Linear Search: In a linear search, every element of a data set is checked until the target value being sought is found, or all the elements have been checked. The efficiency of this algorithm is lesser than other search algorithms because it has to go through every element of a data set, thereby having a time complexity of O(n).

Despite the obvious low performance, especially for large data sets, it is useful for searching unsorted data sets (a big advantage over binary search), and it is useful for data structures that do not have random access, such as a linked list.

A linear search can be implemented with a simple ‘for loop’ function:

// LINEAR SEARCH
function linearSearch(arr, targetValue) {
  for (let i = 0; i < arr.length; i++) {
    if (arr[i] === targetValue) {
      console.log(`Found my value of ${targetValue} at index ${i}:)`);
      return arr[i];
    }
  }
      console.log(`Sorry, couldn't find your search ):`);
      return -1;
}

console.log(linearSearch([56, 8, 9, 45, 20], 450));
// "Sorry, couldn't find your search ):"
// -1

Binary Search: A binary search finds the location of a target value in a sorted data structure. It uses the divide and conquer strategy to divide the data structure until the possible locations are narrowed to one.

The target value searched for is compared against the middle element, if they are not equal, since a binary search requires a sorted array as a precondition for its operation, one-half of the search space is discarded depending on whether or not the target value is higher than or lower than the middle element.

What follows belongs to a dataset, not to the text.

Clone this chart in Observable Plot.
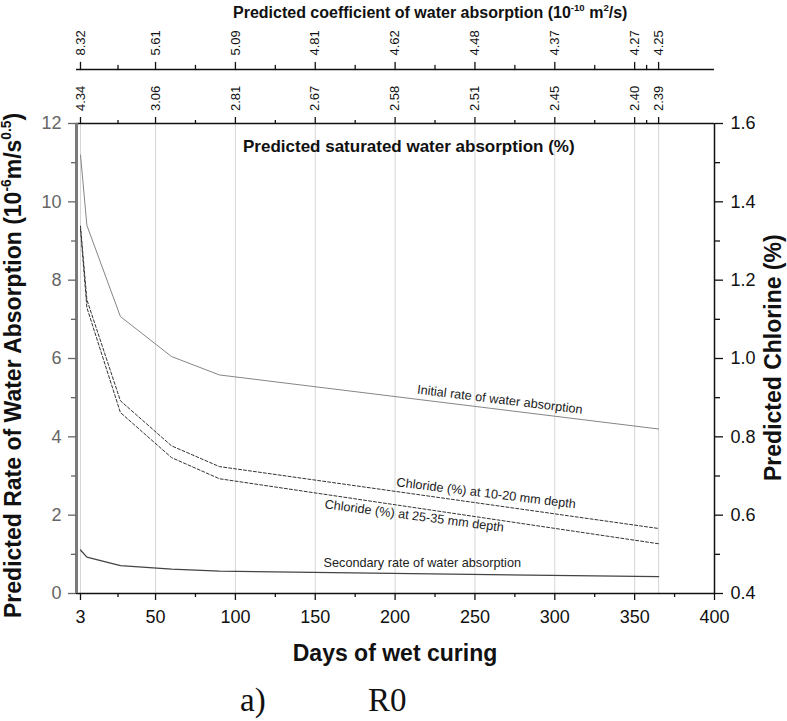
<!DOCTYPE html>
<html><head><meta charset="utf-8">
<script src="https://cdn.jsdelivr.net/npm/d3@7"></script>
<script src="https://cdn.jsdelivr.net/npm/@observablehq/plot@0.6"></script>
<style>
body{margin:0;background:#fff;}
#wrap{position:relative;width:787px;height:721px;font-family:"Liberation Sans",Arial,Helvetica,sans-serif;color:#111;}
#wrap svg{position:absolute;left:0;top:0;}
.t{position:absolute;white-space:nowrap;line-height:1;font-weight:bold;}
.sup{font-size:0.6em;position:relative;top:-0.75em;}
.cap{position:absolute;white-space:nowrap;line-height:1;font-family:"Liberation Serif","Times New Roman",serif;font-size:33px;color:#111;}
</style></head><body><div id="wrap"></div>
<script>
// ---- data ----
const days = [3, 7, 28, 60, 90, 365];
const initialRate = [11.2, 9.4, 7.07, 6.05, 5.58, 4.2];
const secondaryRate = [1.11, 0.93, 0.71, 0.62, 0.57, 0.43];
const chloride1020 = [1.338, 1.15, 0.892, 0.777, 0.724, 0.566];
const chloride2535 = [1.33, 1.13, 0.862, 0.747, 0.693, 0.527];

const topTicks = [3, 50, 100, 150, 200, 250, 300, 350, 365];
const coefLabels = ["8.32", "5.61", "5.09", "4.81", "4.62", "4.48", "4.37", "4.27", "4.25"];
const satLabels = ["4.34", "3.06", "2.81", "2.67", "2.58", "2.51", "2.45", "2.40", "2.39"];
const topMinor = [26.5, 75, 125, 175, 225, 275, 325, 357.5];
const bottomTicks = [3, 50, 100, 150, 200, 250, 300, 350, 400];
const bottomMinor = [26.5, 75, 125, 175, 225, 275, 325, 375];
const leftTicks = [0, 2, 4, 6, 8, 10, 12];
const leftMinor = [1, 3, 5, 7, 9, 11];
const rightTicks = [0.4, 0.6, 0.8, 1.0, 1.2, 1.4, 1.6];
const rightMinor = [0.5, 0.7, 0.9, 1.1, 1.3, 1.5];

const lineLabels = [
  {text: "Initial rate of water absorption", day: 265.6, value: 4.95, angle: 7},
  {text: "Chloride (%) at 10-20 mm depth", day: 257, value: 2.56, angle: 7},
  {text: "Chloride (%) at 25-35 mm depth", day: 212, value: 1.98, angle: 7.5},
  {text: "Secondary rate of water absorption", day: 217, value: 0.77, angle: 0}
];

const xDomain = [0.5, 400];
const yDomain = [0, 12];
// right axis (chloride %) maps linearly onto the left axis
const rightDomain = [0.4, 1.6];
const toLeft = c => (c - rightDomain[0]) / (rightDomain[1] - rightDomain[0]) * (yDomain[1] - yDomain[0]);
const fromLeft = v => rightDomain[0] + v / (yDomain[1] - yDomain[0]) * (rightDomain[1] - rightDomain[0]);

const series = (vals) => days.map((d, i) => ({day: d, v: vals[i]}));
const tickShape = {draw(ctx, l) { ctx.moveTo(0, 0); ctx.lineTo(0, -l); }};
const upperOffset = -54;

const chart = Plot.plot({
  width: 787, height: 680,
  marginTop: 123, marginBottom: 87, marginLeft: 76, marginRight: 73,
  x: {domain: xDomain, axis: null, label: null},
  y: {domain: yDomain, axis: null, label: null},
  style: {fontFamily: "Liberation Sans, Arial, Helvetica, sans-serif", background: "white", color: "#111"},
  marks: [
    Plot.ruleX(topTicks, {stroke: "#d6d6d6", strokeWidth: 1}),
    Plot.line(series(initialRate), {x: "day", y: "v", stroke: "#858585", strokeWidth: 1}),
    Plot.line(series(secondaryRate), {x: "day", y: "v", stroke: "#444", strokeWidth: 1.3}),
    Plot.line(series(chloride1020), {x: "day", y: d => toLeft(d.v), stroke: "#333", strokeWidth: 1, strokeDasharray: "3,2"}),
    Plot.line(series(chloride2535), {x: "day", y: d => toLeft(d.v), stroke: "#333", strokeWidth: 1, strokeDasharray: "3,2"}),
    Plot.text(lineLabels, {x: "day", y: "value", text: "text", rotate: "angle", fontSize: 12.7, fill: "#222"}),
    // frame
    Plot.ruleY([yDomain[0]], {stroke: "#111", strokeWidth: 1.5}),
    Plot.ruleY([yDomain[1]], {stroke: "#111", strokeWidth: 1.5}),
    Plot.ruleX([xDomain[1]], {stroke: "#111", strokeWidth: 1.5}),
    Plot.ruleX([xDomain[0]], {stroke: "#7a7a7a", strokeWidth: 3}),
    // bottom axis
    Plot.axisX(bottomTicks, {anchor: "bottom", label: null, tickSize: 7, tickPadding: 10, fontSize: 18, strokeWidth: 1.3, tickFormat: d => String(d)}),
    Plot.axisX(bottomMinor, {anchor: "bottom", label: null, tickSize: 4, strokeWidth: 1.3, tickFormat: () => ""}),
    // left axis
    Plot.axisY(leftTicks, {anchor: "left", label: null, tickSize: 8, tickPadding: 7, fontSize: 18, color: "#666", strokeWidth: 1.3, tickFormat: d => String(d)}),
    Plot.axisY(leftMinor, {anchor: "left", label: null, tickSize: 5, color: "#666", strokeWidth: 1.3, tickFormat: () => ""}),
    // right axis
    Plot.axisY(rightTicks.map(toLeft), {anchor: "right", label: null, tickSize: 8, tickPadding: 8, fontSize: 18, strokeWidth: 1.3, tickFormat: d => fromLeft(d).toFixed(1)}),
    Plot.axisY(rightMinor.map(toLeft), {anchor: "right", label: null, tickSize: 5, strokeWidth: 1.3, tickFormat: () => ""}),
    // lower top axis (saturated water absorption)
    Plot.axisX(topTicks, {anchor: "top", label: null, tickSize: 7, strokeWidth: 1.3, tickFormat: () => ""}),
    Plot.axisX(topMinor, {anchor: "top", label: null, tickSize: 4, strokeWidth: 1.3, tickFormat: () => ""}),
    Plot.text(topTicks, {x: d => d, text: (d, i) => satLabels[i], frameAnchor: "top", rotate: -90, textAnchor: "start", lineAnchor: "middle", dy: -12.5, fontSize: 13, fill: "#111"}),
    // upper top axis (coefficient of water absorption)
    Plot.ruleY([yDomain[1]], {dy: upperOffset, stroke: "#111", strokeWidth: 1.5}),
    Plot.vector(topTicks, {x: d => d, frameAnchor: "top", dy: upperOffset, length: 7, rotate: 0, anchor: "start", shape: tickShape, stroke: "#111", fill: "none", strokeWidth: 1.3}),
    Plot.vector(topMinor, {x: d => d, frameAnchor: "top", dy: upperOffset, length: 4, rotate: 0, anchor: "start", shape: tickShape, stroke: "#111", fill: "none", strokeWidth: 1.3}),
    Plot.text(topTicks, {x: d => d, text: (d, i) => coefLabels[i], frameAnchor: "top", rotate: -90, textAnchor: "start", lineAnchor: "middle", dy: upperOffset - 14, fontSize: 13, fill: "#111"})
  ]
});

const wrap = document.getElementById("wrap");
wrap.appendChild(chart);

function addText(html, css, cls = "t") {
  const d = document.createElement("div");
  d.className = cls;
  d.innerHTML = html;
  Object.assign(d.style, css);
  wrap.appendChild(d);
  return d;
}
addText('Predicted coefficient of water absorption (10<span class="sup">-10</span> m<span class="sup">2</span>/s)',
  {left: "233px", top: "5px", fontSize: "16px"});
addText('Predicted saturated water absorption (%)', {left: "243px", top: "138px", fontSize: "17px"});
addText('Predicted Rate of Water Absorption (10<span class="sup">-6</span>m/s<span class="sup">0.5</span>)',
  {left: "2px", top: "618px", fontSize: "23px", transform: "rotate(-90deg)", transformOrigin: "0 0"});
addText('Predicted Chlorine (%)',
  {left: "761.5px", top: "481px", fontSize: "23px", transform: "rotate(-90deg)", transformOrigin: "0 0"});
addText('Days of wet curing', {left: "76px", width: "638px", textAlign: "center", top: "641.5px", fontSize: "23px"});
addText('a)', {left: "240px", top: "684px"}, "cap");
addText('R0', {left: "368px", top: "684px"}, "cap");
</script></body></html>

Where the middle element is lower than the target value, the elements to the left of the middle element are discarded, and the same operation of dividing and comparing with the middle element continues with the other half of the data structure. With this, at every iteration, half of the data structure is discarded, drastically reducing the search space to be checked for the target value.

The time complexity of Binary Search is log(n) as it reduces the search space by half with every iteration.

// BINARY SEARCH
function binarySearch(arr, target) {
  let low = 0;
  let high = arr.length - 1;

  while (low <= high) {
    let middleIndex = Math.floor((low + high) / 2);

    if (arr[middleIndex] === target) {
      return middleIndex;
    } else if (arr[middleIndex] > target) {
      high = middleIndex - 1;
    } else {
      low = middleIndex + 1;
    }
  }
  return -1;
}

console.log(binarySearch([3, 4, 5, 7, 9, 10, 34], 10));

I hope this article contributes to your understanding of data structures and algorithms on your journey as a developer. If it did, let me know in the comments.
Until the next, I am rooting for you !!

NOTES

An in-place sorting algorithm is a type of algorithm that sorts the data without needing extra space for another copy of the array or list. It modifies the original data directly by rearranging the elements.

An out-of-place algorithm creates a new array or data structure for sorting. Example: Merge Sort (as shown earlier) uses additional memory to store the sorted halves before merging them.